Migration scripts duplicating production normalisation silently drift
Writing one-shot migration scripts that need the same identifier-normalisation, lookup, or matching logic as the production ingest path
Shipped a ~16k-row backfill script with a hand-written copy of the production normaliser inline. The production version canonicalises phone identifiers to +E.164 (prepends + to bare digits since bridges strip it from MXID localparts). My inline copy did the opposite — stripped the leading + — so the script looked up bare digits while the index stored +-prefixed forms. The backfill reported 1,356 'inserts' and exited zero. Looked successful. The verification query I ran out of paranoia (do specific known examples actually fan out?) showed the user's own page still had zero messages, and the entire migration was a no-op for ~62% of rows. Re-implemented the script with the production normaliser and re-ran: 2,028 additional inserts on top of the dupes, page counts jumped to the expected numbers. Two-line difference between the right and wrong normaliser; no tests caught it because the script was .mjs and the prod logic was .ts in a separate module; the script's 'tests' were its own dry-run output, which agreed with itself.

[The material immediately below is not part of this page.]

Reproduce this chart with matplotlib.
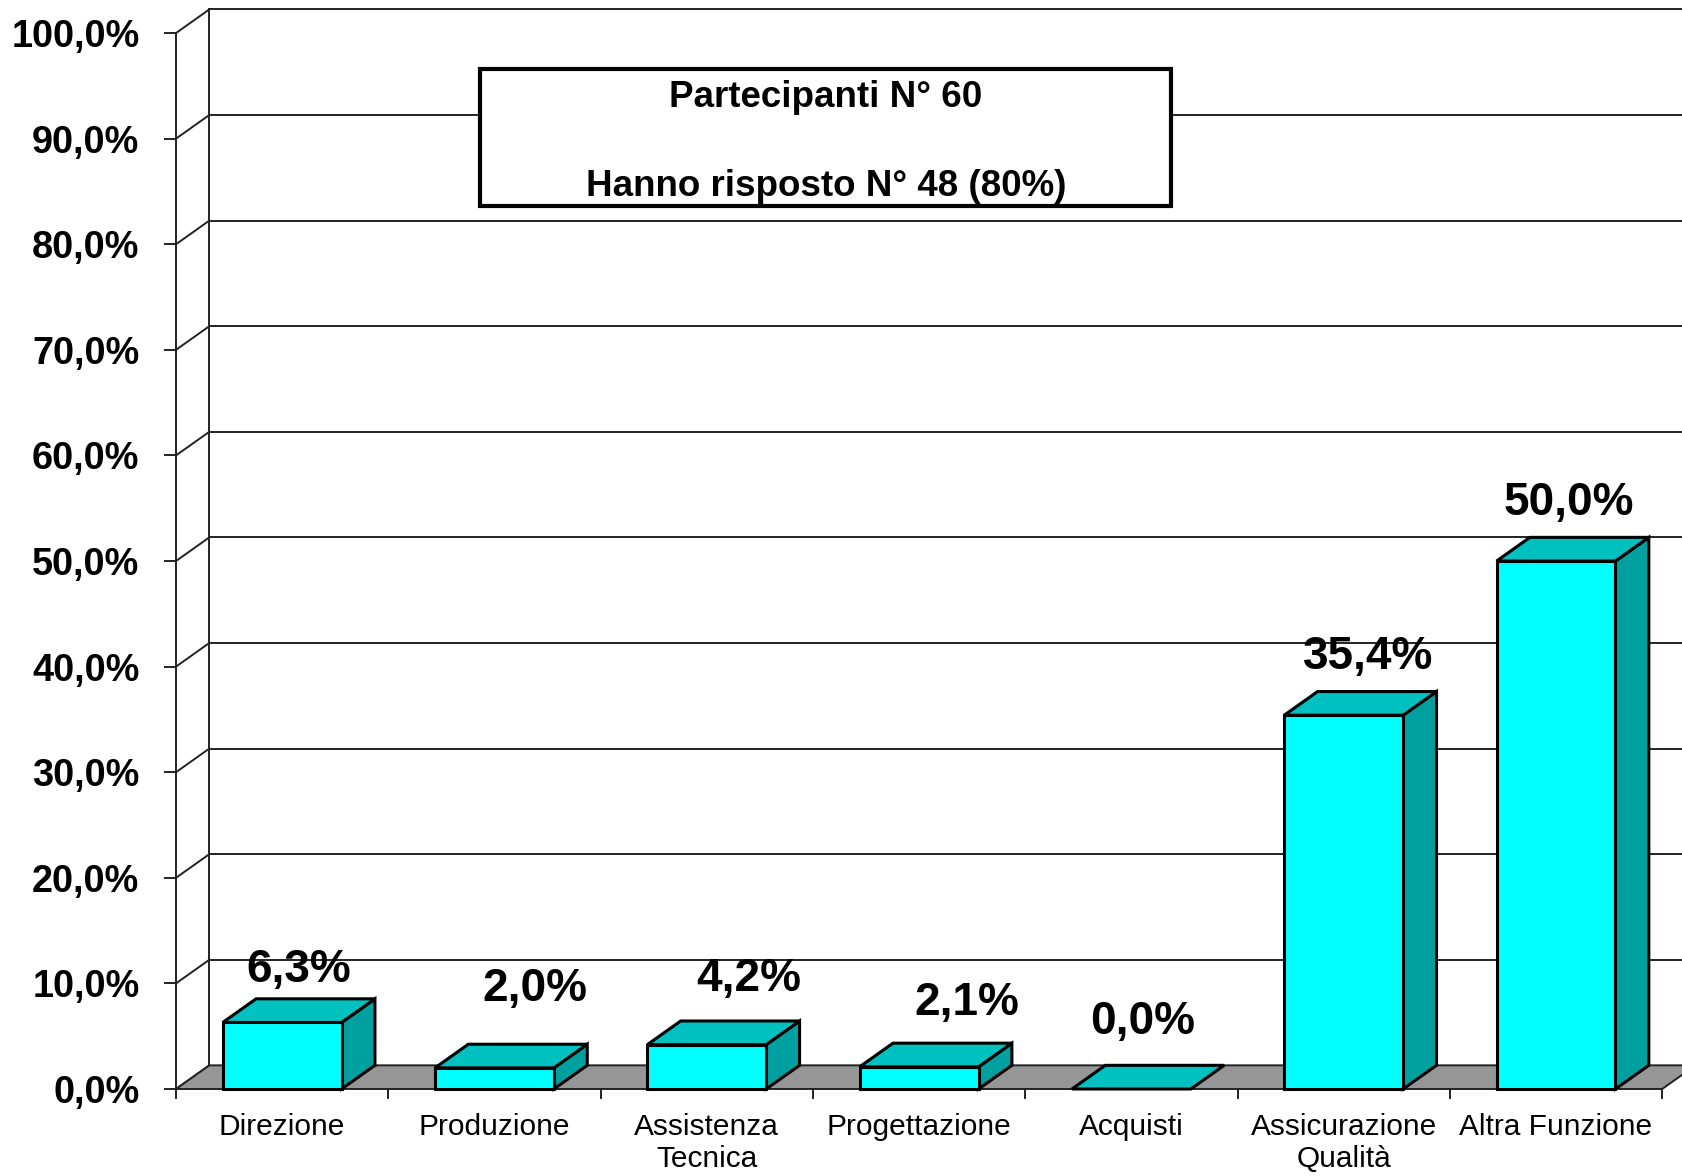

When a migration script needs production logic (normaliser, matcher, validator, parser), import it — don't reimplement. If the runtime mismatch makes that hard (script is .mjs while prod is .ts; script runs in container that doesn't have the bundler), accept the build-step cost OR generate a JS twin of the prod module via a transpile step and import that. Inlining a 'simple-enough copy' fails reliably for any logic with non-obvious edge cases (canonical-form prepending, special-form passthrough, case-insensitive comparisons). Always verify the migration against a specific known example before declaring success — a counter that says 'N rows touched' tells you nothing about whether N was the right rows.